Gottschling mentions that in this situation, all monitoring data should be tagged by version. That way, it’s easy to visualize the health and performance of the dark launch alongside the latest release.
For example, the SLIs for the booking service are the uptime of the service, the percentage of requests that result in internal server error (HTTP 500), and the percentage of requests with the 95th percentile response latency over 500ms.
Also, he mentions having alerts and dashboards by version tag. That way, it's possible to alert the appropriate team when the dark launch is not performing well and easily compare the performance of the two releases.
Gottschling notes that an application can appear successful in terms of SLIs, but can still run into bugs while processing data. Therefore, it’s paramount to watch for unexpected responses to client requests. This aims to identify and fix issues with dark launches before they contribute to a poor end-user experience.
This is done by analyzing logs and running automated tests. As he points out, to be able to investigate bugs in the responses of a dark launch, it’s important not only to design the service to emit structured log messages (i.e: JSON) that include key information from the payload, but also tag logs by version. That way, it’s possible to compare responses from the dark launch with responses from the released version of the service.
Gottschling indicates that to be able to determine if a dark launch is ready for prime time, automated tests are needed along with SLI-based alerts and dashboards.
Automated tests check whether a dark launch returns the expected results for a predefined set of user interactions. Those tests should be labeled by version to be able to distinguish failures from the dark launch or the released version of the service. Those tests can be easily integrated into a CI/CD pipeline to query the service and evaluate the response.
Gottschling discusses the importance of scaling up production infrastructure for the dark launch. Also, he mentions that it is equally important to monitor production infrastructure to ensure the dark launch is not negatively impacting it.

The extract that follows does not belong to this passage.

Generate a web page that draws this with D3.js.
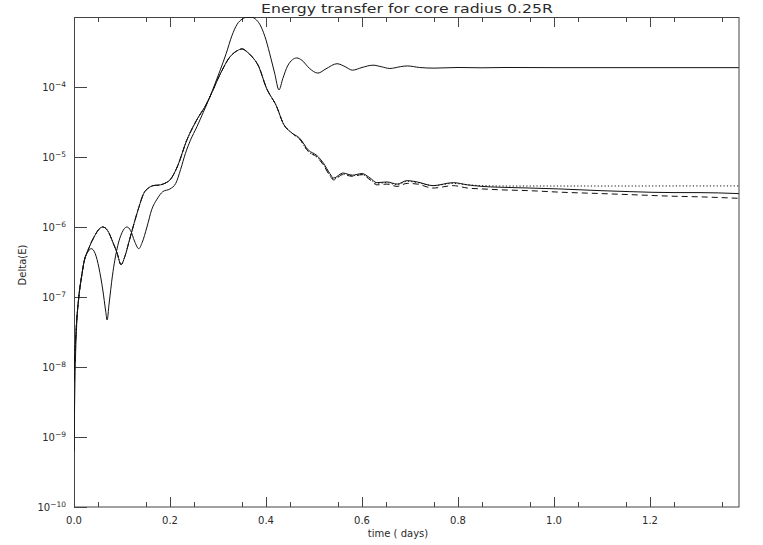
<!DOCTYPE html>
<html>
<head>
<meta charset="utf-8">
<script src="https://cdn.jsdelivr.net/npm/d3@7"></script>
<style>
  html, body { margin: 0; padding: 0; background: #fff; }
  svg { display: block; }
  text { font-family: "DejaVu Sans", sans-serif; fill: #2a2a2a; }
</style>
</head>
<body>
<svg id="chart" width="763" height="545"></svg>
<script>
// ---- data ----
const titleText = "Energy transfer for core radius 0.25R";
const xLabel = "time ( days)";
const yLabel = "Delta(E)";
const xTicksMajor = [0.0, 0.2, 0.4, 0.6, 0.8, 1.0, 1.2];
const xTickLabels = ["0.0", "0.2", "0.4", "0.6", "0.8", "1.0", "1.2"];
const yTicks = [1e-10, 1e-9, 1e-8, 1e-7, 1e-6, 1e-5, 1e-4];
const yTickExponents = ["-10", "-9", "-8", "-7", "-6", "-5", "-4"];

// upper solid curve
const tUpper = [0.000,0.002,0.005,0.010,0.016,0.021,0.028,0.036,0.044,0.052,0.060,0.066,0.069,0.073,0.080,0.090,0.100,0.110,0.118,0.126,0.135,0.142,0.152,0.162,0.173,0.185,0.200,0.212,0.222,0.232,0.242,0.256,0.269,0.283,0.294,0.304,0.317,0.329,0.340,0.350,0.360,0.370,0.380,0.390,0.400,0.410,0.418,0.427,0.435,0.445,0.455,0.464,0.475,0.490,0.508,0.525,0.548,0.565,0.580,0.600,0.623,0.640,0.658,0.680,0.694,0.720,0.750,0.800,0.850,0.900,1.000,1.100,1.200,1.300,1.385];
const eUpper = [6.3e-10,6.3e-9,3.2e-8,1.0e-7,2.0e-7,3.2e-7,4.3e-7,4.9e-7,4.2e-7,2.6e-7,1.26e-7,6.3e-8,4.7e-8,7.9e-8,2.0e-7,5.0e-7,8.3e-7,1.0e-6,8.9e-7,6.3e-7,4.9e-7,6.0e-7,1.0e-6,1.78e-6,2.5e-6,3.2e-6,3.5e-6,4.2e-6,6.6e-6,1.12e-5,1.7e-5,2.7e-5,4.3e-5,7.2e-5,1.12e-4,1.7e-4,3.0e-4,5.4e-4,7.9e-4,9.3e-4,9.9e-4,9.9e-4,9.1e-4,7.2e-4,4.7e-4,2.6e-4,1.58e-4,9.1e-5,1.32e-4,2.0e-4,2.45e-4,2.6e-4,2.4e-4,1.86e-4,1.58e-4,1.82e-4,2.15e-4,1.95e-4,1.74e-4,1.9e-4,2.05e-4,1.95e-4,1.84e-4,1.95e-4,2.0e-4,1.9e-4,1.86e-4,1.9e-4,1.88e-4,1.9e-4,1.89e-4,1.89e-4,1.89e-4,1.89e-4,1.89e-4];

// lower group: solid, dotted, dashed (shared times)
const tLower = [0.000,0.002,0.005,0.010,0.016,0.021,0.030,0.036,0.045,0.052,0.060,0.070,0.080,0.090,0.098,0.106,0.115,0.125,0.135,0.145,0.155,0.165,0.180,0.192,0.200,0.215,0.235,0.248,0.262,0.272,0.283,0.304,0.325,0.340,0.350,0.360,0.370,0.385,0.400,0.423,0.435,0.454,0.470,0.488,0.506,0.520,0.533,0.541,0.560,0.580,0.600,0.617,0.631,0.652,0.673,0.694,0.715,0.748,0.790,0.820,0.850,0.887,0.950,1.010,1.100,1.158,1.250,1.300,1.385];
const eLowerSolid = [6.3e-9,1.6e-8,4.0e-8,1.0e-7,2.0e-7,3.2e-7,4.8e-7,6.0e-7,7.9e-7,9.3e-7,1.0e-6,8.9e-7,6.3e-7,4.2e-7,2.9e-7,3.8e-7,6.3e-7,1.12e-6,1.9e-6,3.0e-6,3.6e-6,3.9e-6,4.0e-6,4.3e-6,4.7e-6,7.2e-6,1.74e-5,2.7e-5,4.0e-5,5.1e-5,7.2e-5,1.5e-4,2.7e-4,3.3e-4,3.5e-4,3.2e-4,2.75e-4,1.95e-4,1.0e-4,5.1e-5,3.1e-5,2.2e-5,1.86e-5,1.26e-5,1.05e-5,8.1e-6,5.8e-6,5.0e-6,5.9e-6,5.5e-6,5.8e-6,5.0e-6,4.3e-6,4.4e-6,4.1e-6,4.6e-6,4.4e-6,3.9e-6,4.3e-6,4.0e-6,3.8e-6,3.7e-6,3.6e-6,3.5e-6,3.3e-6,3.2e-6,3.1e-6,3.1e-6,3.0e-6];
const eLowerDotted = [6.3e-9,1.6e-8,4.0e-8,1.0e-7,2.0e-7,3.2e-7,4.8e-7,6.0e-7,7.9e-7,9.3e-7,1.0e-6,8.9e-7,6.3e-7,4.2e-7,2.9e-7,3.8e-7,6.3e-7,1.12e-6,1.9e-6,3.0e-6,3.6e-6,3.9e-6,4.0e-6,4.3e-6,4.7e-6,7.2e-6,1.74e-5,2.7e-5,4.0e-5,5.1e-5,7.2e-5,1.5e-4,2.7e-4,3.3e-4,3.5e-4,3.2e-4,2.75e-4,1.95e-4,1.0e-4,5.1e-5,3.1e-5,2.2e-5,1.8e-5,1.2e-5,1.0e-5,7.8e-6,5.5e-6,4.8e-6,5.7e-6,5.4e-6,5.6e-6,4.8e-6,4.2e-6,4.3e-6,4.0e-6,4.5e-6,4.3e-6,3.9e-6,4.2e-6,4.0e-6,3.9e-6,3.85e-6,3.85e-6,3.85e-6,3.85e-6,3.85e-6,3.86e-6,3.86e-6,3.86e-6];
const eLowerDashed = [6.3e-9,1.6e-8,4.0e-8,1.0e-7,2.0e-7,3.2e-7,4.8e-7,6.0e-7,7.9e-7,9.3e-7,1.0e-6,8.9e-7,6.3e-7,4.2e-7,2.9e-7,3.8e-7,6.3e-7,1.12e-6,1.9e-6,3.0e-6,3.6e-6,3.9e-6,4.0e-6,4.3e-6,4.7e-6,7.2e-6,1.74e-5,2.7e-5,4.0e-5,5.1e-5,7.2e-5,1.5e-4,2.7e-4,3.3e-4,3.5e-4,3.2e-4,2.75e-4,1.95e-4,1.0e-4,5.1e-5,3.1e-5,2.2e-5,1.8e-5,1.2e-5,1.0e-5,7.6e-6,5.4e-6,4.7e-6,5.6e-6,5.3e-6,5.6e-6,4.7e-6,4.0e-6,4.1e-6,3.8e-6,4.2e-6,4.1e-6,3.6e-6,3.9e-6,3.6e-6,3.5e-6,3.4e-6,3.3e-6,3.15e-6,3.0e-6,2.9e-6,2.75e-6,2.7e-6,2.57e-6];

// ---- layout ----
const W = 763, H = 545;
const margin = { left: 74, top: 17, right: 24, bottom: 38 };
const pw = W - margin.left - margin.right;
const ph = H - margin.top - margin.bottom;

const svg = d3.select("#chart");
const g = svg.append("g").attr("transform", `translate(${margin.left},${margin.top})`);

const x = d3.scaleLinear().domain([0, 1.3854]).range([0, pw]);
const y = d3.scaleLog().domain([1e-10, 1e-3]).range([ph, 0]);

// clip
svg.append("defs").append("clipPath").attr("id", "clip")
  .append("rect").attr("x", 0).attr("y", 0).attr("width", pw).attr("height", ph);

// minor x ticks
const xMinor = d3.range(0.05, 1.3854, 0.1).map(v => +v.toFixed(2));
const axisCol = "#444";

// bottom axis
const xAxisB = d3.axisBottom(x).tickValues(xTicksMajor).tickSize(-10).tickFormat(() => "");
const gxb = g.append("g").attr("transform", `translate(0,${ph})`).call(xAxisB);
const xAxisBm = d3.axisBottom(x).tickValues(xMinor).tickSize(-5).tickFormat(() => "");
const gxbm = g.append("g").attr("transform", `translate(0,${ph})`).call(xAxisBm);
// top axis
const xAxisT = d3.axisTop(x).tickValues(xTicksMajor).tickSize(-10).tickFormat(() => "");
const gxt = g.append("g").call(xAxisT);
const xAxisTm = d3.axisTop(x).tickValues(xMinor).tickSize(-5).tickFormat(() => "");
const gxtm = g.append("g").call(xAxisTm);
// left axis
const yAxisL = d3.axisLeft(y).tickValues(yTicks).tickSize(-13).tickFormat(() => "");
const gyl = g.append("g").call(yAxisL);

[gxb, gxbm, gxt, gxtm, gyl].forEach(s => {
  s.select(".domain").remove();
  s.selectAll(".tick line").attr("stroke", axisCol).attr("stroke-width", 1);
  s.selectAll(".tick text").remove();
});

// frame
g.append("rect").attr("x", 0.5).attr("y", 0.5).attr("width", pw - 0.5).attr("height", ph - 0.5)
  .attr("fill", "none").attr("stroke", axisCol).attr("stroke-width", 1);

// x tick labels
g.append("g").selectAll("text").data(xTicksMajor).join("text")
  .attr("x", d => x(d)).attr("y", ph + 17)
  .attr("text-anchor", "middle").attr("font-size", 10)
  .text((d, i) => xTickLabels[i]);

// y tick labels with superscript
const yl = g.append("g").selectAll("text").data(yTicks).join("text")
  .attr("x", -8).attr("y", d => y(d) + 3.5)
  .attr("text-anchor", "end").attr("font-size", 10);
yl.append("tspan").text("10");
yl.append("tspan").attr("dy", -4).attr("font-size", 7.5).text((d, i) => yTickExponents[i].replace("-", "\u2212"));

// curves
const line = d3.line().x(d => x(d[0])).y(d => y(d[1])).curve(d3.curveMonotoneX);
const plot = g.append("g").attr("clip-path", "url(#clip)");
const series = [
  { t: tUpper, e: eUpper, dash: null },
  { t: tLower, e: eLowerDotted, dash: "1.2,2.2" },
  { t: tLower, e: eLowerDashed, dash: "6,4" },
  { t: tLower, e: eLowerSolid, dash: null }
];
series.forEach(s => {
  plot.append("path")
    .datum(s.t.map((t, i) => [t, s.e[i]]))
    .attr("d", line)
    .attr("fill", "none")
    .attr("stroke", "#111")
    .attr("stroke-width", 1)
    .attr("stroke-dasharray", s.dash);
});

// title
svg.append("text").attr("x", 407).attr("y", 13)
  .attr("text-anchor", "middle").attr("font-size", 12.5)
  .attr("textLength", 292).attr("lengthAdjust", "spacingAndGlyphs")
  .text(titleText);

// x label
svg.append("text").attr("x", 398).attr("y", 537)
  .attr("text-anchor", "middle").attr("font-size", 10)
  .text(xLabel);

// y label
svg.append("text").attr("transform", "translate(26,265) rotate(-90)")
  .attr("text-anchor", "middle").attr("font-size", 10)
  .text(yLabel);
</script>
</body>
</html>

This is mainly for two reasons: first, to make sure the production infrastructure has enough capacity to handle the dark launch. Second, to discover any aimless interactions between the dark launch and other parts of the production infrastructure.

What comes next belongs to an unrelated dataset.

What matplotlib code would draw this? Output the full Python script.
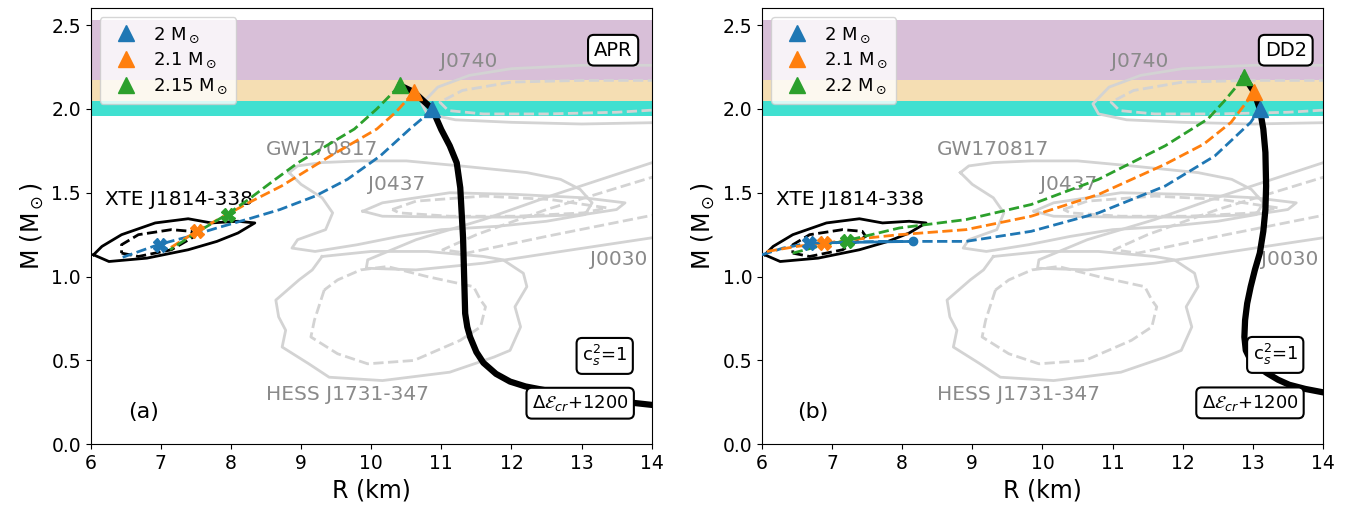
import matplotlib
matplotlib.use("Agg")
import matplotlib.pyplot as plt

# observational bands (M range)
band_lo = [2.17, 2.05, 1.96]
band_hi = [2.53, 2.17, 2.05]
band_col = ["thistle", "wheat", "turquoise"]

# EoS branches (thick black)
apr_R = [10.41, 10.61, 10.87, 11.0, 11.12, 11.22, 11.27, 11.29, 11.31, 11.32, 11.34, 11.37, 11.41,
         11.5, 11.6, 11.78, 11.98, 12.2, 12.46, 13.0, 13.5, 14.0]
apr_M = [2.14, 2.10, 2.00, 1.876, 1.78, 1.678, 1.53, 1.38, 1.23, 1.08, 0.78, 0.70, 0.64,
         0.55, 0.486, 0.42, 0.374, 0.345, 0.324, 0.285, 0.258, 0.235]
dd2_R = [12.88, 13.02, 13.10, 13.15, 13.18, 13.19, 13.18, 13.15, 13.10, 13.03, 12.97, 12.92, 12.89,
         12.88, 12.90, 12.97, 13.08, 13.20, 13.36, 13.52, 13.75, 14.0]
dd2_M = [2.19, 2.10, 2.00, 1.88, 1.74, 1.54, 1.40, 1.27, 1.14, 1.04, 0.94, 0.84, 0.74,
         0.64, 0.56, 0.50, 0.46, 0.425, 0.385, 0.355, 0.33, 0.31]

# hybrid branches, panel (a)
a_blue_R = [10.87, 10.72, 10.55, 10.13, 9.66, 9.20, 8.70, 8.30, 7.80, 7.41, 6.96, 6.42]
a_blue_M = [2.00, 1.94, 1.88, 1.72, 1.58, 1.48, 1.40, 1.35, 1.29, 1.24, 1.19, 1.11]
a_orng_R = [10.61, 10.35, 10.08, 9.42, 8.72, 8.25, 7.90, 7.51, 7.13]
a_orng_M = [2.10, 1.98, 1.88, 1.72, 1.54, 1.44, 1.36, 1.27, 1.17]
a_gren_R = [10.41, 10.08, 9.76, 8.96, 8.60, 8.25, 7.94, 7.50, 7.13]
a_gren_M = [2.14, 2.00, 1.88, 1.68, 1.57, 1.46, 1.37, 1.26, 1.16]
a_cross_R = [6.99, 7.52, 7.96]
a_cross_M = [1.19, 1.27, 1.37]

# hybrid branches, panel (b)
b_blue_R = [6.0, 6.3, 6.67, 7.2, 7.7, 8.16, 8.91, 9.84, 10.8, 11.75, 12.46, 12.97, 13.1]
b_blue_M = [1.13, 1.17, 1.20, 1.205, 1.21, 1.21, 1.21, 1.27, 1.38, 1.54, 1.72, 1.92, 2.00]
b_orng_R = [6.07, 6.5, 6.89, 7.5, 7.96, 8.91, 9.84, 10.8, 11.75, 12.3, 12.69, 13.02]
b_orng_M = [1.15, 1.18, 1.20, 1.23, 1.25, 1.28, 1.36, 1.49, 1.67, 1.79, 1.92, 2.10]
b_gren_R = [6.44, 6.8, 7.21, 7.96, 8.91, 9.84, 10.8, 11.75, 12.36, 12.6, 12.88]
b_gren_M = [1.14, 1.18, 1.215, 1.29, 1.34, 1.43, 1.58, 1.78, 1.94, 2.05, 2.19]
b_cross_R = [6.67, 6.89, 7.21]
b_cross_M = [1.20, 1.20, 1.215]
b_solid_R = [6.67, 8.16]
b_solid_M = [1.20, 1.21]

# XTE J1814-338 contours
xte_R = [6.04, 6.26, 6.8, 7.39, 7.8, 8.1, 8.34, 8.1, 7.72, 7.39, 6.92, 6.44, 6.16, 6.04]
xte_M = [1.13, 1.09, 1.11, 1.16, 1.21, 1.26, 1.32, 1.33, 1.32, 1.345, 1.32, 1.25, 1.18, 1.13]
xte_in_R = [6.44, 6.68, 7.15, 7.48, 7.43, 7.15, 6.68, 6.44, 6.44]
xte_in_M = [1.14, 1.12, 1.16, 1.24, 1.27, 1.28, 1.25, 1.19, 1.14]

# grey observational contours
j0740_R = [14.3, 13.0, 12.0, 11.4, 10.95, 10.72, 10.8, 11.2, 12.0, 13.0, 14.3]
j0740_M = [2.26, 2.26, 2.24, 2.20, 2.13, 2.03, 1.97, 1.935, 1.92, 1.91, 1.92]
j0740_in_R = [14.3, 13.0, 12.0, 11.3, 10.98, 11.1, 11.6, 12.5, 13.5, 14.3]
j0740_in_M = [2.17, 2.17, 2.16, 2.11, 2.04, 1.99, 1.97, 1.97, 1.98, 2.00]
gw_R = [8.83, 8.95, 9.3, 9.85, 10.5, 11.27, 12.22, 12.7, 12.98, 13.15, 13.05, 12.5, 11.8, 11.0, 10.4,
        9.8, 9.2, 8.87, 8.95, 9.35, 9.45, 9.3, 9.0, 8.83]
gw_M = [1.62, 1.66, 1.68, 1.69, 1.69, 1.66, 1.62, 1.58, 1.52, 1.44, 1.37, 1.33, 1.30, 1.28, 1.24,
        1.19, 1.15, 1.17, 1.22, 1.28, 1.38, 1.47, 1.55, 1.62]
j0437_R = [9.88, 10.16, 11.12, 12.07, 13.03, 13.62, 13.5, 13.03, 12.07, 11.12, 10.16, 9.88]
j0437_M = [1.39, 1.44, 1.50, 1.49, 1.47, 1.44, 1.40, 1.37, 1.355, 1.355, 1.36, 1.39]
j0437_in_R = [10.3, 10.64, 11.6, 12.55, 13.36, 13.03, 12.07, 11.12, 10.4, 10.3]
j0437_in_M = [1.40, 1.45, 1.48, 1.46, 1.41, 1.38, 1.36, 1.36, 1.38, 1.40]
j0030_R = [14.3, 12.55, 11.6, 10.64, 9.95, 9.93, 10.64, 11.6, 12.55, 14.3]
j0030_M = [1.72, 1.48, 1.34, 1.22, 1.10, 1.05, 1.04, 1.08, 1.14, 1.25]
j0030_in_R = [14.3, 12.5, 11.5, 11.02, 11.36, 12.5, 14.3]
j0030_in_M = [1.63, 1.40, 1.25, 1.16, 1.14, 1.24, 1.39]
hess_R = [9.30, 9.16, 8.97, 8.64, 8.68, 8.78, 8.73, 9.11, 9.40, 10.16, 11.12, 11.75, 11.98, 12.13, 12.05,
          12.22, 12.17, 11.88, 11.6, 10.8, 10.0, 9.30]
hess_M = [1.12, 1.04, 0.98, 0.86, 0.76, 0.68, 0.58, 0.48, 0.40, 0.38, 0.43, 0.52, 0.56, 0.70, 0.82,
          0.94, 1.02, 1.10, 1.12, 1.15, 1.15, 1.12]
hess_in_R = [9.33, 9.19, 9.14, 9.52, 9.95, 10.61, 11.27, 11.56, 11.63, 11.56, 11.46, 10.8, 10.23, 9.85, 9.52, 9.33]
hess_in_M = [0.92, 0.74, 0.64, 0.54, 0.48, 0.50, 0.62, 0.70, 0.82, 0.86, 0.94, 1.00, 1.06, 1.04, 0.98, 0.92]

labels_a = ["2 M$_\\odot$", "2.1 M$_\\odot$", "2.15 M$_\\odot$"]
labels_b = ["2 M$_\\odot$", "2.1 M$_\\odot$", "2.2 M$_\\odot$"]
colors = ["tab:blue", "tab:orange", "tab:green"]

fig = plt.figure(figsize=(13.56, 5.15), dpi=100)
ax1 = fig.add_axes([0.0669, 0.1373, 0.4137, 0.8466])
ax2 = fig.add_axes([0.5619, 0.1373, 0.4137, 0.8466])

grey = "#d3d3d3"
tgrey = "#8a8a8a"


def background(ax):
    for lo, hi, c in zip(band_lo, band_hi, band_col):
        ax.axhspan(lo, hi, color=c, lw=0, zorder=0)
    for r, m, ls in [(j0740_R, j0740_M, "-"), (j0740_in_R, j0740_in_M, "--"),
                     (gw_R, gw_M, "-"), (j0437_R, j0437_M, "-"), (j0437_in_R, j0437_in_M, "--"),
                     (j0030_R, j0030_M, "-"), (j0030_in_R, j0030_in_M, "--"),
                     (hess_R, hess_M, "-"), (hess_in_R, hess_in_M, "--")]:
        ax.plot(r, m, color=grey, ls=ls, lw=2, zorder=1)
    ax.plot(xte_R, xte_M, color="k", lw=2, zorder=2)
    ax.plot(xte_in_R, xte_in_M, color="k", ls="--", lw=2, zorder=2)
    ax.text(10.98, 2.28, "J0740", color=tgrey, fontsize=14.5, va="center")
    ax.text(8.5, 1.757, "GW170817", color=tgrey, fontsize=14.5, va="center")
    ax.text(9.96, 1.55, "J0437", color=tgrey, fontsize=14.5, va="center")
    ax.text(13.12, 1.10, "J0030", color=tgrey, fontsize=14.5, va="center")
    ax.text(8.5, 0.298, "HESS J1731-347", color=tgrey, fontsize=14.5, va="center")
    ax.text(6.2, 1.46, "XTE J1814-338", color="k", fontsize=14.5, va="center")
    ax.set_xlim(6, 14)
    ax.set_ylim(0, 2.6)
    ax.set_xlabel("R (km)", fontsize=17)
    ax.set_ylabel("M (M$_\\odot$)", fontsize=17)
    ax.tick_params(labelsize=13.5)


box = dict(boxstyle="round,pad=0.3", fc="white", ec="k", lw=1.5)
leg_kw = dict(loc="upper left", fontsize=13, handletextpad=0.5, borderpad=0.45, labelspacing=0.35)

# panel (a)
background(ax1)
for r, m, c in zip([a_blue_R, a_orng_R, a_gren_R], [a_blue_M, a_orng_M, a_gren_M], colors):
    ax1.plot(r, m, color=c, ls="--", lw=2, zorder=3)
ax1.plot(apr_R, apr_M, color="k", lw=4.5, zorder=4)
for i, c in enumerate(colors):
    ax1.plot(a_cross_R[i], a_cross_M[i], "X", color=c, ms=10, zorder=5)
    j = [2, 1, 0][i]
    ax1.plot(apr_R[j], apr_M[j], "^", color=c, ms=11, ls="none", zorder=6, label=labels_a[i])
ax1.legend(**leg_kw)
ax1.text(13.45, 2.35, "APR", fontsize=14, ha="center", va="center", bbox=box, zorder=7)
ax1.text(13.33, 0.527, "c$_s^2$=1", fontsize=13, ha="center", va="center", bbox=box, zorder=7)
ax1.text(12.98, 0.245, "$\\Delta\\mathcal{E}_{cr}$+1200", fontsize=13, ha="center", va="center", bbox=box, zorder=7)
ax1.text(6.53, 0.19, "(a)", fontsize=16, va="center")

# panel (b)
background(ax2)
for r, m, c in zip([b_blue_R, b_orng_R, b_gren_R], [b_blue_M, b_orng_M, b_gren_M], colors):
    ax2.plot(r, m, color=c, ls="--", lw=2, zorder=3)
ax2.plot(b_solid_R, b_solid_M, color="tab:blue", lw=2, zorder=3)
ax2.plot(b_solid_R[-1], b_solid_M[-1], "o", color="tab:blue", ms=6, zorder=3)
ax2.plot(dd2_R, dd2_M, color="k", lw=4.5, zorder=4)
for i, c in enumerate(colors):
    ax2.plot(b_cross_R[i], b_cross_M[i], "X", color=c, ms=10, zorder=5)
    j = [2, 1, 0][i]
    ax2.plot(dd2_R[j], dd2_M[j], "^", color=c, ms=11, ls="none", zorder=6, label=labels_b[i])
ax2.legend(**leg_kw)
ax2.text(13.47, 2.35, "DD2", fontsize=14, ha="center", va="center", bbox=box, zorder=7)
ax2.text(13.32, 0.533, "c$_s^2$=1", fontsize=13, ha="center", va="center", bbox=box, zorder=7)
ax2.text(12.96, 0.247, "$\\Delta\\mathcal{E}_{cr}$+1200", fontsize=13, ha="center", va="center", bbox=box, zorder=7)
ax2.text(6.5, 0.19, "(b)", fontsize=16, va="center")

fig.savefig("out.png", dpi=100)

Dashboards and automated alerts are created to monitor key resource metrics. These metrics will show any stress on the infrastructure that’s above the resource utilization thresholds. Such automated alerts on these thresholds should be tagged by version to provide context.
Also, the resources of the infrastructure that are used to manage the deployment should be monitored. For example, if a reverse proxy is used to mirror requests between the released version and the dark launch, it has to have enough CPU and memory to handle the volume requests.
In addition, Gottschling points out it’s important to protect user data in production and look for unintended interactions between the dark launch and the persistence layer. There are mainly two ways to protect user data. Either configure the dark launch to have read-only access to the persistence layer or have separate instances of the persistence layer for the sole purpose of interacting with the dark launch.
To identify unexpected interactions, the application code should be instrumented for tracing and then the traces visualized to display a map of requests between services. Also, monitor the dark launch’s persistence layer to spot any unusually heavy reads or writes that are the result of the released service or the dark launch.
Dark launching is a deployment strategy to assess the additional load and performance impacts upon the system before publicly announcing a new capability or feature. Usually, End-users don’t notice any difference.
The full blog post is part of Datadog’s blog. It contains a variety of posts describing best practices and approaches to monitor cloud platforms as well as non-technical topics.